How To Taste Beer
Originally published May 19, 2010
While wandering around the Boonville Beer Festival last weekend, I overheard someone explaining the tongue map to an apparent newbie, loudly and with authority. If you’ve ever tasted anything critically and seriously, you’ve probably encountered the tongue map. Essentially, it explains how different tastes are experienced on different parts of your tongue.
According to the map, sweet is tasted at the tip of the tongue. Bitter is sensed in the back. On the sides toward the front, we taste salty and toward the back, sour flavor. And that’s been the conventional wisdom since the early 20th century. Unfortunately, it’s dead wrong.
How we taste
Taste, of course, is one of our five senses. Its formal name is actually “gustation.” It’s essentially a complex form of direct chemoreception, which detects trace amounts of chemical substances in food and drink. Our sense of smell works in similar ways. But the sensation of taste comes through taste buds located, primarily, on your tongue — the roof of your mouth, the inside of your cheeks, under the tongue and even the back of your throat have some too.

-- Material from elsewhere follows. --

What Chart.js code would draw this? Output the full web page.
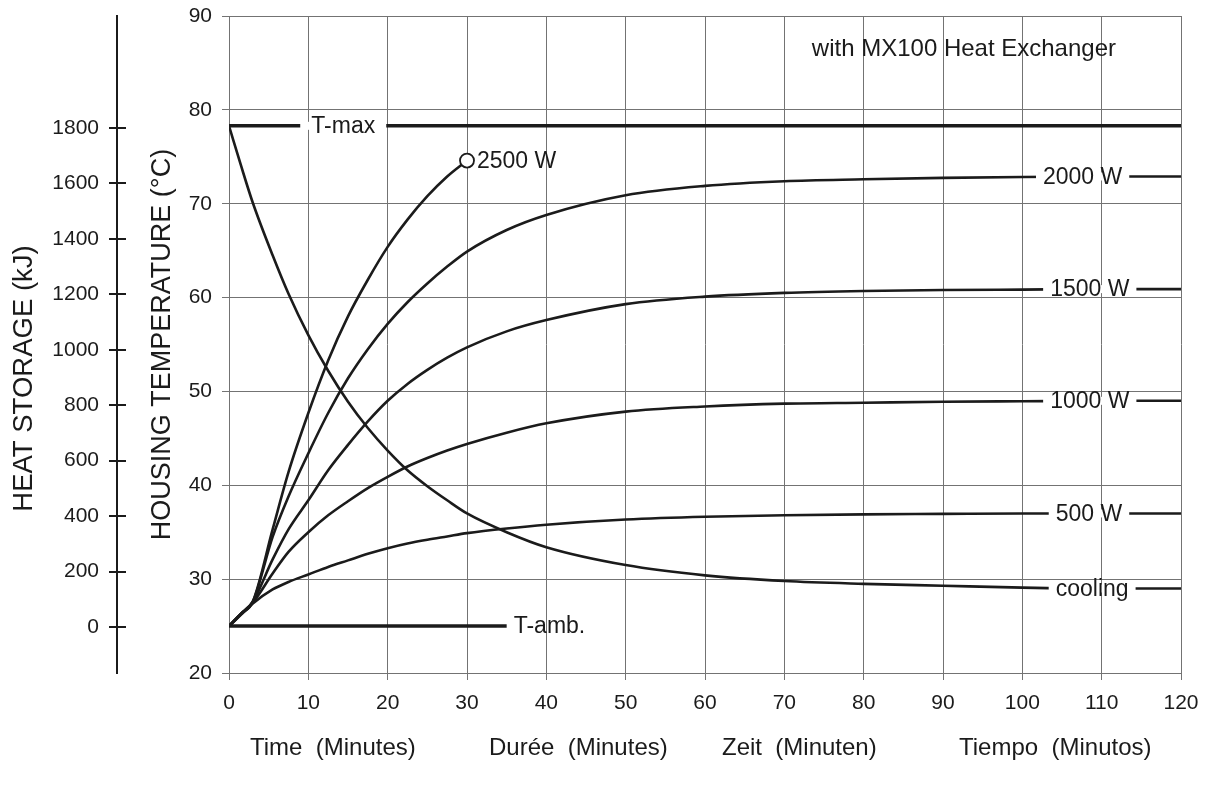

The average person has about 10,000 taste buds. Chickens, by contrast, have just 24. But many other animals have more than humans. Pigs, for example, have 15,000 taste buds; and cows a whopping 35,000. Surprisingly, catfish have nearly 300,000, including some on the outside of their bodies.
Although there are taste buds all over your tongue, the buds in the middle are not used in tasting, forming a kind of dead zone. All tasting is done around the edges. And that brings us back to the tongue map.
The original map was based on research by a German scientist, D.P. Hanig, who published his initial findings in 1901. But the variations he found that led to the tongue map that persists to this day, were largely subjective and insignificant. Later research continued to misconstrue Hanig’s findings, despite findings from 1974 on refuting his work. Here, touch the tip of your tongue to salt. Does it taste salty? Surprisingly, scientists ignored what was quite literally on the tip of their tongue for nearly a century.
What scientists now understand is that while there are variations in how the tongue perceives taste, these differences are nearly meaningless. All the tastes can be detected, nearly equally, anywhere there are taste buds.
The traditional taste sensations comprise a famous foursome — salty, sour, sweet and bitter — but a fifth was also identified over a century ago by Japanese scientist Kikunae Ikeda. He called it “umami,” and it is common in many Asian dishes. It’s the savory taste in bacon, Roquefort cheese and soy sauce. Early 20th century western scientists, knowing little about Asian cuisine, simply ignored Ikeda’s findings. But recent research has uncovered the receptors in the taste buds and confirmed umami’s existence as the fifth basic taste.
Additional new research points toward a sixth basic flavor component: fat. First suggested in the 16th century, the theory was discarded because fat was considered a carrier for other flavors, creating mouthfeel and texture, but with no flavors of its own. But emerging science seems to confirm that fat may be a basic flavor, after all. Fatty acids have long been known to beer-tasters. Autolyzed yeast (in a sense, salted yeast) can produce flavors that are reminiscent of lard. Anheuser-Busch even came up with its own name for this flavor: labox.
Beer tasting today
Set aside that old school tongue map. It turns out that the traditional method of beer tasting still works: swirl a sip inside your mouth, so that all the areas of your tongue come in contact with the beer. It forces you to fully taste every aspect of the beer’s flavors, and assures that it’s in your mouth long enough to assess its mouthfeel and finish, too.
Most importantly, unlike wine tasting, in which samples are often spit out, beer should still be swallowed. Receptors at the back of the throat convey the aftertaste, or finish, of the beer — the flavors that persist when the beer is no longer in contact with the taste buds. This lingering finish and the mostly bitter components that comprise it are an integral part of the overall taste profile of beer.